Within this broadly defined context, it is important for government and civil society agencies and actors to understand and respect the sexual rights of every citizen within the boundaries of nation states. These rights include:

High standards of health, including access to sexual and reproductive health care service;

The right to seek and impart information in relation to sexuality;

The right to informed and non-judgmental sexual education;

The respect for one's choice of his or her adult sexual partner;

The right of adults to be sexually active or not;

The right to consensual adult sexual relationships;

The right to consensual marriage with those of marriageable age, as defined in the constitution of the state;

The right of adults to decide whether or not and when to have children;

The right to live in a state in which human rights requires that all persons respect the rights of others.

Within this broad framework of rights, the nation state of Jamaica must recognise that while most persons are defined as men and women/male and female, there are others who do not fit this plurality.
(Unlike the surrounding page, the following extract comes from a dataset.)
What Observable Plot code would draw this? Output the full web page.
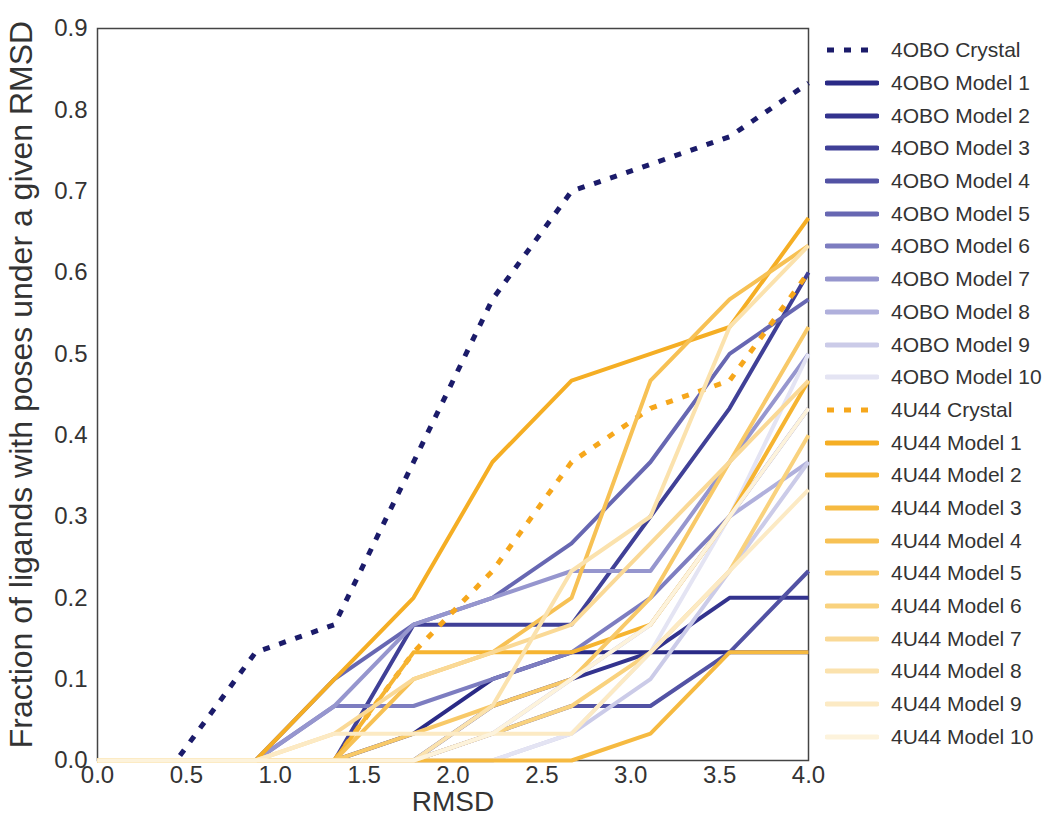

These categories of persons are designed by the same Great Spirit who designed the vagina and the penis - the major marker of male and female. The mysteries of the Creator are profound and beyond the complete comprehension of mere mortals.

We who consider ourselves as the standard-bearers of the right kind of human sexuality might need to take another look at the basis of our arrogance, exclusivity and predisposition to think that our God appointed us to understand all the reasons for our diversity.

The genie is out of the box - let the dialogue begin!